How to implement this in DataStage

vij · Post by **vij** » Wed Jan 31, 2007 10:10 pm

Hi all,

I have the following requirement:

I have to query a SQL SERVER DB table and get a maximum value a particular column, say count and add this count column to an exsisting file columns.

the general flow is like this:

table ----> file ----> newfile
(get the maximum (add the column
value of count) count as a column
to the exsiting column in the file)

I would want to know how to implement this in DataStage.

Also is it possible to make this in a single job?

please help me.

Thanks in advance!

DSguru2B · Post by **DSguru2B** » Wed Jan 31, 2007 10:25 pm

Sure you can do this in one job but tell me this, when you get a max, you will get one value. Your file might have x records. Do you want the max from database to be with all the records of your file?

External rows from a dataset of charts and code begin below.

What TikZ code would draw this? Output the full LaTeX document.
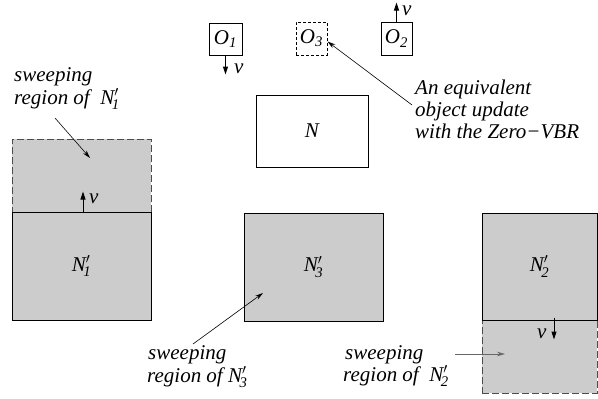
\documentclass[tikz,border=0pt]{standalone}
\usepackage{amsmath}
\usepackage{fontspec}
\setmainfont{Liberation Serif}
\usetikzlibrary{arrows.meta}
\newcommand{\Nsub}[1]{\textit{N}$'_{\!\textit{#1}}$}
\newcommand{\Osub}[1]{\textit{O}$_{\textit{#1}}$}
\begin{document}
\begin{tikzpicture}[x=1pt,y=-1pt,
  lbl/.style={font=\fontsize{21}{23}\selectfont\itshape, inner sep=0pt},
  boxed/.style={draw, line width=1pt, inner sep=0pt, font=\fontsize{21}{23}\selectfont\itshape},
  shaded/.style={boxed, fill=black!20},
  sweep/.style={fill=black!20, draw=black!70, line width=1pt, dash pattern=on 7pt off 3pt, inner sep=0pt},
  vel/.style={-{Triangle[length=8pt,width=5pt]}, line width=1pt},
  lead/.style={-{Stealth[length=8pt,width=4.5pt]}, line width=0.6pt}]
\useasboundingbox (0,0) rectangle (598,399);
% top objects
\node[boxed, minimum width=33pt, minimum height=32pt] (o1) at (225.5,39) {\Osub{1}};
\node[boxed, dashed, dash pattern=on 3pt off 2pt, minimum width=31pt, minimum height=33pt] (o3) at (311.5,38.5) {\Osub{3}};
\node[boxed, minimum width=31pt, minimum height=33pt] (o2) at (396.5,38.5) {\Osub{2}};
\node[boxed, minimum width=112pt, minimum height=72pt] (n) at (312,131) {N};
% sweeping regions
\node[sweep, minimum width=139pt, minimum height=74pt] (s1) at (81.5,176) {};
\node[sweep, minimum width=115pt, minimum height=73pt] (s2) at (539.5,356.5) {};
% moved boxes
\node[shaded, minimum width=139pt, minimum height=108pt] (n1) at (81.5,266) {\Nsub{1}};
\node[shaded, minimum width=139pt, minimum height=108pt] (n3) at (313.5,267) {\Nsub{3}};
\node[shaded, minimum width=115pt, minimum height=107pt] (n2) at (539.5,266.5) {\Nsub{2}};
% velocity arrows
\draw[vel] (o1.south) -- ++(0,19);
\node[lbl, anchor=base west] (v1) at (234,73) {v};
\draw[vel] (o2.north) -- ++(0,-19);
\node[lbl, anchor=base west] (v2) at (402,15) {v};
\draw[vel] ([xshift=1.5pt]n1.north) -- ++(0,-20);
\node[lbl, anchor=base west] (v3) at (89,203) {v};
\draw[vel] ([xshift=14.5pt,yshift=3pt]n2.south) -- ++(0,22);
\node[lbl, anchor=base west] (v4) at (537,338) {v};
% texts
\node[lbl, anchor=base west] (t1a) at (14,81) {sweeping};
\node[lbl, anchor=base west] (t1b) at (14,104) {region of\ \ \Nsub{1}};
\node[lbl, anchor=base west] (t3a) at (148,359) {sweeping};
\node[lbl, anchor=base west] (t3b) at (147,382) {region of \Nsub{3}};
\node[lbl, anchor=base west] (t2a) at (345,359) {sweeping};
\node[lbl, anchor=base west] (t2b) at (343,381) {region of\ \ \Nsub{2}};
\node[lbl, anchor=base west] (e1) at (415,94) {An equivalent};
\node[lbl, anchor=base west] (e2) at (415,116) {object update};
\node[lbl, anchor=base west] (e3) at (415,138) {with the Zero−VBR};
% leader arrows
\coordinate (a1s) at (55,118);
\coordinate (a1e) at (90,158);
\draw[lead] (a1s) -- (a1e);
\coordinate (a2s) at (412,105);
\draw[lead] (a2s) -- ([yshift=-3pt]o3.east);
\coordinate (a3s) at (193,344);
\coordinate (a3e) at (263,293);
\draw[lead] (a3s) -- (a3e);
\coordinate (a4s) at (455,354);
\coordinate (a4e) at (505,354);
\draw[lead, draw=black!60, fill=black!60] (a4s) -- (a4e);
\end{tikzpicture}
\end{document}
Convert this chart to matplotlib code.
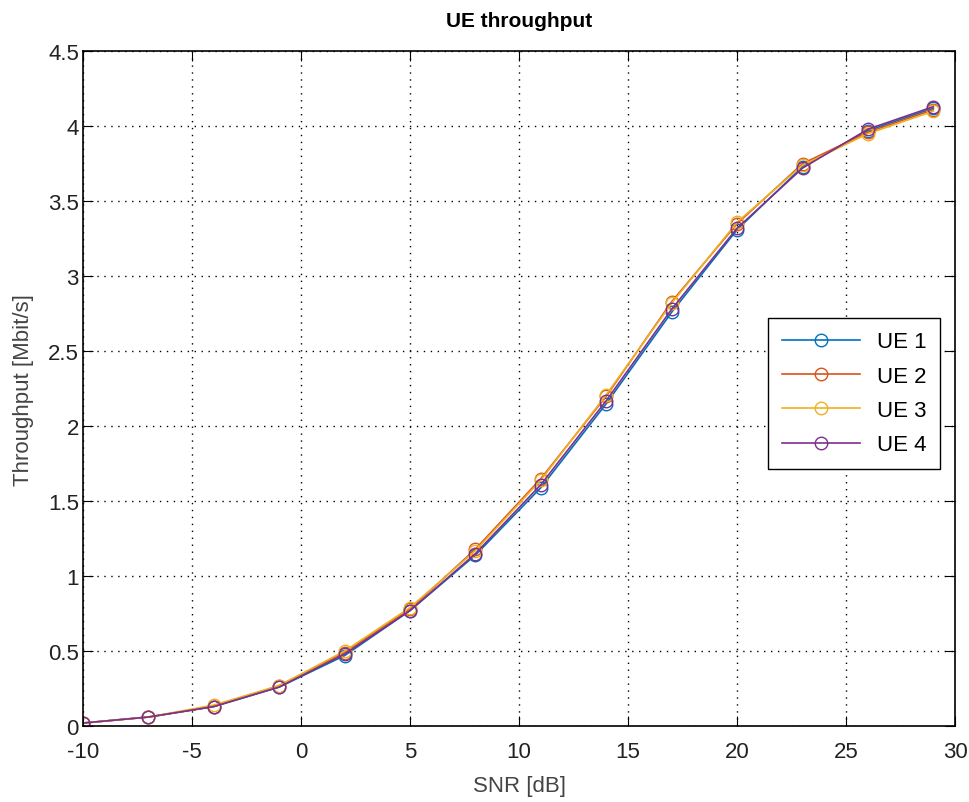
import numpy as np
import matplotlib
matplotlib.use("Agg")
import matplotlib.pyplot as plt

# --- Data ---
snr = [-10, -7, -4, -1, 2, 5, 8, 11, 14, 17, 20, 23, 26, 29]
ue1 = [0.02, 0.06, 0.13, 0.26, 0.47, 0.77, 1.14, 1.59, 2.15, 2.76, 3.31, 3.73, 3.97, 4.12]
ue2 = [0.02, 0.06, 0.13, 0.27, 0.49, 0.78, 1.18, 1.65, 2.20, 2.83, 3.35, 3.75, 3.96, 4.11]
ue3 = [0.02, 0.06, 0.14, 0.27, 0.50, 0.79, 1.17, 1.64, 2.21, 2.82, 3.36, 3.74, 3.95, 4.10]
ue4 = [0.02, 0.06, 0.13, 0.26, 0.48, 0.77, 1.15, 1.61, 2.17, 2.78, 3.32, 3.72, 3.98, 4.13]
labels = ["UE 1", "UE 2", "UE 3", "UE 4"]
colors = ["#0072BD", "#D95319", "#EDB120", "#7E2F8E"]

plt.rcParams['font.family'] = ['Liberation Sans', 'DejaVu Sans']
plt.rcParams['axes.unicode_minus'] = False

fig = plt.figure(figsize=(9.69, 8.03), dpi=100)
ax = fig.add_axes([0.0857, 0.0946, 0.9, 0.8404])

for y, lab, c in zip([ue1, ue2, ue3, ue4], labels, colors):
    ax.plot(snr, y, '-o', color=c, label=lab, lw=1.2,
            markersize=9, markerfacecolor='none', markeredgewidth=1.0)

ax.set_xlim(-10, 30)
ax.set_ylim(0, 4.5)
ax.set_xticks(np.arange(-10, 31, 5))
ax.set_yticks(np.arange(0, 4.51, 0.5))
ax.set_yticklabels(['0', '0.5', '1', '1.5', '2', '2.5', '3', '3.5', '4', '4.5'])
ax.grid(True, linestyle=(0, (1, 4)), color='black', linewidth=1.0)
ax.tick_params(direction='in', top=True, right=True, length=7, labelsize=16,
               labelcolor='#222222')
ax.tick_params(axis='x', pad=11)
ax.tick_params(axis='y', pad=3)
for s in ax.spines.values():
    s.set_linewidth(1.2)

ax.set_xlabel('SNR [dB]', fontsize=16, color='#444444', labelpad=9)
ax.set_ylabel('Throughput [Mbit/s]', fontsize=16, color='#444444', labelpad=10)
ax.set_title('UE throughput', fontsize=15, fontweight='bold', pad=18)

leg = ax.legend(loc='center right', bbox_to_anchor=(0.983, 0.493), fontsize=16,
                fancybox=False, edgecolor='black', framealpha=1, borderaxespad=0,
                handlelength=3.5, borderpad=0.6, labelspacing=0.6)
leg.get_frame().set_linewidth(1.0)

fig.savefig('out.png', dpi=100)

ray.wurlod · Post by **ray.wurlod** » Wed Jan 31, 2007 11:14 pm

To paraphrase, do you want the overhead of selecting the (same) max value for every row you process? If so, you can do it in one job.

A more efficient approach would be to select the max value in a prior job, park it somewhere (for example the prior job's user status area), then feed this value into your main job as a job parameter. That way you only select the max value once, regardless of how many rows your main job processes.

ray.wurlod · Post by **ray.wurlod** » Wed Jan 31, 2007 11:19 pm

Having posted that, I had second thoughts. The Framework is likely to be intelligent enough to do this just once, because the Lookup stage is a composite operator; first it loads the virtual data set, then it performs lookups against the virtual data set. Use Entire partitioning.

Code: Select all

          Select Max(col) From table;
                     |
              (virtual Data Set)
                     |  
                     V
      ------>  Lookup Stage  ------------>

I predict you'll see one row processed on the reference input link.

vij · Post by **vij** » Thu Feb 01, 2007 12:09 am

Thanks for your reply, DSguru2B.

yes, exactly.Thats what i want.

Suppose if the maximum from the table is 35 and I want this value to be populated as a column in the file, for all the records, ie., i want the same value, 35.

additional information - For a single run, only once i will query that table and get the value and then use that same value for all the records in the file.

Actually I know that I can query the table, move that to a file and use a Joiner stage and join both the files, but I wanted to know is there any other way I can do this, which can simplify this job, with minimum use of resources.

DSguru2B · Post by **DSguru2B** » Thu Feb 01, 2007 8:29 am

Ray has explained it all.